The agency will request 219 billion yen for missile defence in the year starting next April, up from 140 billion yen for the current financial year, although spending proposals are generally whittled back before the budget is passed.
About 23 billion yen of the budget is earmarked for new projects, such as speeding up the introduction of ground-based PAC-3 interceptors, designed to shoot down incoming ballistic missiles in the final phase of flight, by ordering them from the United States.
Earlier plans had called for the PAC-3s to be produced under licence in Japan. The United States has offered Japan up to 80 PAC-3 missiles, Kyodo news agency said earlier this week.
Missile defence spending has risen to nearly 10 billion dollars a year in the United States, despite criticism that successful tests have been stage-managed, so they offer little evidence that the system would be effective in the event of a real attack.
The Japanese Defence Agency's budget request includes plans to test-fire an SM-3 ship-to-air interceptor, which is designed to shoot down an incoming ballistic missile in mid-course, when it is outside the earth's atmosphere.

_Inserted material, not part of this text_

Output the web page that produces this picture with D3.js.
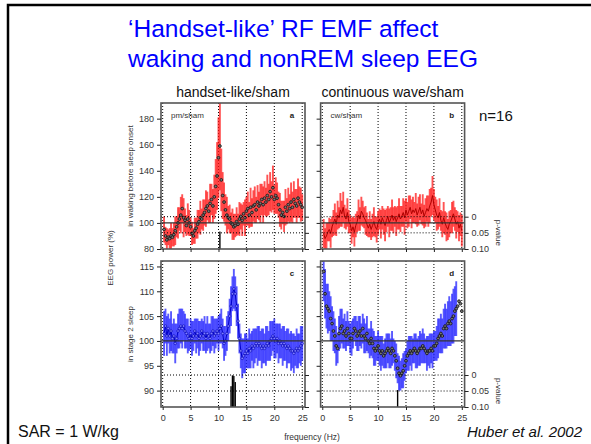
<!DOCTYPE html>
<html>
<head>
<meta charset="utf-8">
<script src="https://cdn.jsdelivr.net/npm/d3@7"></script>
<style>
  body { margin: 0; background: #fff; }
  svg { display: block; }
  text { font-family: Arial, "Liberation Sans", sans-serif; }
</style>
</head>
<body>
<svg id="chart" width="591" height="444"></svg>
<script>
// 0.25 Hz bins, 0.25 .. 25 Hz
const freqs = d3.range(1, 101).map(i => i * 0.25);

// panel a: pm/sham, waking
const pmWakeMean = [95,90,87,89, 88,90,89,91, 94,97,100,103, 106,111,104,102, 98,103,100,97, 92,90,94,96,
  99,101,104,103, 106,108,111,113, 109,115,118,113, 120,128,136,150, 159,133,121,116, 110,106,104,103,
  100,99,97,98, 101,99,103,105, 102,107,104,109, 111,106,112,108, 113,114,110,116, 113,115,118,114,
  119,116,121,118, 124,120,127,118, 121,119,114,110, 106,108,105,112, 109,114,111,116, 112,118,115,113,
  119,116,114,112];
const pmWakeSem = [10,7,9,6, 8,10,7,9, 11,8,12,9, 14,11,15,9, 8,12,10,7, 9,6,10,8, 11,9,13,8, 12,10,14,11,
  9,15,12,13, 17,21,26,31, 34,24,18,15, 12,14,9,11, 8,12,10,9, 11,8,13,10, 12,9,14,11, 13,10,15,11,
  12,14,10,13, 11,15,12,14, 13,11,16,12, 15,12,17,11, 14,12,10,13, 11,9,12,14, 10,13,11,15, 12,14,11,13,
  15,12,13,10];

// panel b: cw/sham, waking
const cwWakeMean = [92,88,90,93, 95,92,97,100, 103,99,106,104, 110,107,112,105, 103,108,101,99, 94,97,93,98,
  101,106,103,109, 107,104,102,99, 96,99,95,98, 101,97,95,100, 103,99,104,101, 98,102,105,100,
  103,106,102,105, 101,104,107,103, 105,108,104,110, 106,109,112,107, 110,108,111,106, 109,112,107,110,
  105,108,111,109, 113,116,121,114, 110,106,104,108, 102,99,104,100, 97,95,99,101, 104,107,103,99,
  101,96,99,94];
const cwWakeSem = [11,8,10,7, 9,11,8,10, 12,9,11,8, 13,10,12,9, 8,11,9,7, 10,8,11,9, 8,12,9,11, 10,8,11,9,
  7,10,8,9, 11,8,10,9, 8,11,9,10, 12,9,8,11, 9,12,10,8, 11,9,12,10, 8,11,13,9, 10,12,9,11, 10,8,12,9,
  11,10,8,12, 9,11,10,12, 13,11,15,12, 10,12,9,11, 8,10,12,9, 11,8,10,9, 12,10,9,11, 8,10,9,12];

// panel c: pm/sham, stage 2 sleep
const pmSleepMean = [101.5,103,101,102.5, 101,102,100.5,101, 99.5,100.5,102,102.5, 103,102.5,103,102,
  101.5,101,100.5,101.5, 100.5,101,102,101, 101.5,100.5,101,102, 101,101.5,100.5,101.5, 101,100.5,101.5,102,
  101,101.5,102,101.5, 102.5,103,101.5,99.5, 100,101.5,103,105, 107,109.5,110.5,109.5, 107,104,100.5,98,
  96.5,97,97.5,98, 97.5,98.5,98,99, 98.5,99,99.5,99, 99.5,99,98.5,99, 98.5,99,99.5,99, 100,100.5,101,100.5,
  100,100.5,99.5,100, 99.5,99,99.5,99, 98.5,99,98.5,98, 98,97.5,98,98.5, 98,98.5,99,99.5];
const pmSleepSem = [4.5,3.5,4,3, 3.5,4,3,3.5, 4,3,3.5,4, 3.5,4,3,3.5, 3,3.5,2.5,3, 3.5,3,2.5,3.5,
  3,3.5,3,2.5, 3,3.5,3,3.5, 2.5,3,3.5,3, 3.5,3,2.5,3.5, 3,3.5,3,3.5, 3,3.5,3,3.5, 4,3.5,4,3.5,
  4,3.5,3,3.5, 4,3.5,4,3.5, 3,4,3.5,3, 4,3.5,3,4, 3.5,3,4,3.5, 3,4,3.5,3, 4,3.5,3,4, 3.5,3,4,3.5,
  3,4,3.5,3, 4,3.5,3,4, 3.5,4,3,4, 3.5,3,4,3.5];

// panel d: cw/sham, stage 2 sleep
const cwSleepMean = [114,109.5,107,106.5, 106,104.5,103.5,102, 101,99,98.5,101.5, 102.5,103,101.5,102,
  101,102.5,101.5,100.5, 100.5,101.5,102.5,102, 101,101.5,102,101, 102.5,101,100.5,101.5, 100,99.5,100.5,99.5,
  98.5,98,98.5,99, 98,97.5,98,97, 97.5,98,98.5,98, 97.5,98.5,98,97, 96,94.5,93.5,93, 93.5,94,95,96,
  97,97.5,98,97.5, 98,98.5,98,97.5, 98,98.5,98.5,99, 98.5,98,97.5,98, 98,98.5,98,99, 99,99.5,100.5,101,
  101.5,101,102.5,103, 102.5,103.5,104,103.5, 104.5,105,106,106.5, 107,108,107.5,106];
const cwSleepSem = [6,5,4.5,5, 4,4.5,3.5,4, 3.5,4,3,3.5, 4,3.5,3,3.5, 3,3.5,2.5,3, 3.5,3,2.5,3,
  3,3.5,3,2.5, 3,3.5,3,3.5, 2.5,3,3.5,3, 3.5,3,2.5,3, 3,3.5,3,2.5, 3,3.5,3,3.5, 3,3.5,2.5,3,
  3.5,3,3.5,3, 3,3.5,3,2.5, 3,3.5,3,3.5, 2.5,3,3.5,3, 3,3.5,3,3.5, 3,2.5,3.5,3, 3.5,3,3.5,3,
  3,3.5,4,3.5, 4,3.5,4,4.5, 4,4.5,5,4.5, 5,5.5,5,5.5];

// significant bins [frequency, p]
const pmWakeSig = [[10.25, 0.046]];
const cwWakeSig = [];
const pmSleepSig = [[12.25, 0.035], [12.5, 0.001], [12.75, 0.003], [13.0, 0.022]];
const cwSleepSig = [[13.5, 0.047]];

const xTicks = [0, 5, 10, 15, 20, 25];
const yTicksWake = [80, 100, 120, 140, 160, 180];
const yTicksSleep = [90, 95, 100, 105, 110, 115];
const pTicks = [0, 0.05, 0.10];

const svg = d3.select("#chart");

// slide frame
svg.append("path").attr("d", "M8,444V5H591")
  .attr("fill", "none").attr("stroke", "#000").attr("stroke-width", 2.5);

const title = svg.append("text").attr("fill", "#0000ff").style("font-size", "24.5px");
title.append("tspan").attr("x", 128).attr("y", 37).text("\u2018Handset-like\u2019 RF EMF affect");
title.append("tspan").attr("x", 128).attr("y", 67).text("waking and nonREM sleep EEG");

const colX = [161, 320.6];
const rowY = [103, 261];
const panelW = 144, panelH = 146;
const xDomain = [-0.3, 25.5];

const rows = [
  {yDom: [80, 192], yTicks: yTicksWake, pRange: [216.7, 249], base: 100},
  {yDom: [86.7, 116.1], yTicks: yTicksSleep, pRange: [375, 407], base: 100}
];

const panels = [
  {id: "a", col: 0, row: 0, mean: pmWakeMean, sem: pmWakeSem, sig: pmWakeSig, bar: "#ff1a1a", mark: "dot", inner: "pm/sham"},
  {id: "b", col: 1, row: 0, mean: cwWakeMean, sem: cwWakeSem, sig: cwWakeSig, bar: "#ff1a1a", mark: "line", lineColor: "#b00000", inner: "cw/sham"},
  {id: "c", col: 0, row: 1, mean: pmSleepMean, sem: pmSleepSem, sig: pmSleepSig, bar: "#2020ff", mark: "open", lineColor: "#0000c8"},
  {id: "d", col: 1, row: 1, mean: cwSleepMean, sem: cwSleepSem, sig: cwSleepSig, bar: "#2020ff", mark: "dot"}
];

panels.forEach(p => {
  const x0 = colX[p.col], y0 = rowY[p.row], row = rows[p.row];
  const x = d3.scaleLinear().domain(xDomain).range([x0, x0 + panelW]);
  const y = d3.scaleLinear().domain(row.yDom).range([y0 + panelH, y0]);
  const pv = d3.scaleLinear().domain([0, 0.10]).range(row.pRange);

  const g = svg.append("g");
  svg.append("clipPath").attr("id", "clip-" + p.id)
    .append("rect").attr("x", x0).attr("y", y0).attr("width", panelW).attr("height", panelH);
  const inner = g.append("g").attr("clip-path", `url(#clip-${p.id})`);

  // dotted verticals
  inner.selectAll(".vg").data(xTicks).join("line")
    .attr("x1", d => x(d)).attr("x2", d => x(d))
    .attr("y1", y0).attr("y2", y0 + panelH)
    .attr("stroke", "#000").attr("stroke-width", 1).attr("stroke-dasharray", "1,2");

  // error bars
  inner.selectAll(".err").data(freqs).join("line")
    .attr("x1", d => x(d)).attr("x2", d => x(d))
    .attr("y1", (d, i) => y(p.mean[i] - p.sem[i]))
    .attr("y2", (d, i) => y(p.mean[i] + p.sem[i]))
    .attr("stroke", p.bar).attr("stroke-width", 1.9).attr("stroke-opacity", 0.75);

  // means
  if (p.mark === "line" || p.mark === "open") {
    inner.append("path").datum(freqs)
      .attr("d", d3.line().x(d => x(d)).y((d, i) => y(p.mean[i])))
      .attr("fill", "none").attr("stroke", p.lineColor).attr("stroke-width", 1);
  }
  if (p.mark === "dot") {
    inner.selectAll(".dot").data(freqs).join("circle")
      .attr("cx", d => x(d)).attr("cy", (d, i) => y(p.mean[i])).attr("r", 1.4)
      .attr("fill", "#777").attr("stroke", "#111").attr("stroke-width", 0.8);
  }
  if (p.mark === "open") {
    inner.selectAll(".dot").data(freqs).join("circle")
      .attr("cx", d => x(d)).attr("cy", (d, i) => y(p.mean[i])).attr("r", 1.3)
      .attr("fill", "#8080ff").attr("stroke", "#0000b0").attr("stroke-width", 0.6);
  }

  // 100 % reference line
  inner.append("line")
    .attr("x1", x0).attr("x2", x0 + panelW).attr("y1", y(row.base)).attr("y2", y(row.base))
    .attr("stroke", "#333").attr("stroke-width", 1.2);

  // p-value reference lines
  inner.selectAll(".pl").data([0, 0.05]).join("line")
    .attr("x1", x0).attr("x2", x0 + panelW)
    .attr("y1", d => pv(d)).attr("y2", d => pv(d))
    .attr("stroke", "#000").attr("stroke-width", 1).attr("stroke-dasharray", "1,2");

  // significance bars
  inner.selectAll(".sig").data(p.sig).join("rect")
    .attr("x", d => x(d[0] - 0.125)).attr("width", d => x(d[0] + 0.125) - x(d[0] - 0.125))
    .attr("y", d => pv(d[1])).attr("height", d => pv(0.10) - pv(d[1]))
    .attr("fill", "#000");

  // frame
  g.append("rect").attr("x", x0).attr("y", y0).attr("width", panelW).attr("height", panelH)
    .attr("fill", "none").attr("stroke", "#555").attr("stroke-width", 1.6);

  // axes
  const yAx = d3.axisLeft(y).tickValues(row.yTicks).tickSize(4).tickPadding(3);
  if (p.col === 1) yAx.tickFormat("");
  g.append("g").attr("transform", `translate(${x0},0)`).call(yAx);

  const pAx = d3.axisRight(pv).tickValues(pTicks).tickSize(4).tickPadding(3)
    .tickFormat(d => p.col === 1 ? (d === 0 ? "0" : d3.format(".2f")(d)) : "");
  g.append("g").attr("transform", `translate(${x0 + panelW},0)`).call(pAx);

  const xAx = d3.axisBottom(x).tickValues(xTicks).tickSize(3).tickPadding(5);
  if (p.row === 0) xAx.tickFormat("");
  g.append("g").attr("transform", `translate(0,${y0 + panelH})`).call(xAx);

  g.selectAll(".domain").remove();
  g.selectAll(".tick line").attr("stroke", "#222");
  g.selectAll(".tick text").attr("fill", "#333")
    .style("font-family", "Arial, 'Liberation Sans', sans-serif").style("font-size", "9px");

  // panel tags
  if (p.inner) {
    g.append("text").attr("x", x0 + 10).attr("y", y0 + 15).attr("fill", "#333")
      .style("font-size", "8px").text(p.inner);
  }
  g.append("text").attr("x", x0 + 131).attr("y", y0 + 15).attr("text-anchor", "middle")
    .attr("fill", "#222").style("font-size", "8px").style("font-weight", "bold").text(p.id);

  if (p.col === 1) {
    g.append("text").attr("transform", `translate(496,${(row.pRange[0] + row.pRange[1]) / 2}) rotate(90)`)
      .attr("text-anchor", "middle").attr("fill", "#333").style("font-size", "8px").text("p-value");
  }
});

// column titles
svg.append("text").attr("x", 233).attr("y", 97).attr("text-anchor", "middle")
  .style("font-size", "14px").attr("fill", "#111").text("handset-like/sham");
svg.append("text").attr("x", 392.6).attr("y", 97).attr("text-anchor", "middle")
  .style("font-size", "14px").attr("fill", "#111").text("continuous wave/sham");
svg.append("text").attr("x", 479).attr("y", 121)
  .style("font-size", "15px").attr("fill", "#111").text("n=16");

// y labels
svg.append("text").attr("transform", "translate(113,258) rotate(-90)").attr("text-anchor", "middle")
  .style("font-size", "8px").attr("fill", "#333").text("EEG power (%)");
svg.append("text").attr("transform", "translate(133,176) rotate(-90)").attr("text-anchor", "middle")
  .style("font-size", "8px").attr("fill", "#333").text("in waking before sleep onset");
svg.append("text").attr("transform", "translate(133,334) rotate(-90)").attr("text-anchor", "middle")
  .style("font-size", "8px").attr("fill", "#333").text("in stage 2 sleep");

svg.append("text").attr("x", 312).attr("y", 440).attr("text-anchor", "middle")
  .style("font-size", "8.5px").attr("fill", "#333").text("frequency (Hz)");

svg.append("text").attr("x", 18).attr("y", 437)
  .style("font-size", "16px").attr("fill", "#111").text("SAR = 1 W/kg");
svg.append("text").attr("x", 582).attr("y", 437).attr("text-anchor", "end")
  .style("font-size", "15px").style("font-style", "italic").attr("fill", "#111").text("Huber et al. 2002");
</script>
</body>
</html>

North Korea test-fired seven missiles in July, including for the first time a long-range multistage Taepodong missile.
The USS Shiloh, the first missile defence-capable ship to be deployed in Japan, arrived at the US naval base in Yokosuka, near Tokyo, on Tuesday. Japan plans to fit its own destroyers with SM-3s over the next few years.
The Defence Agency plans to request a total budget of 4,863.6 billion yen, the officials said yesterday, up 1.5 per cent on spending of 4,490.6 billion yen the previous year, when defence spending accounted for 0.93 percent of GDP.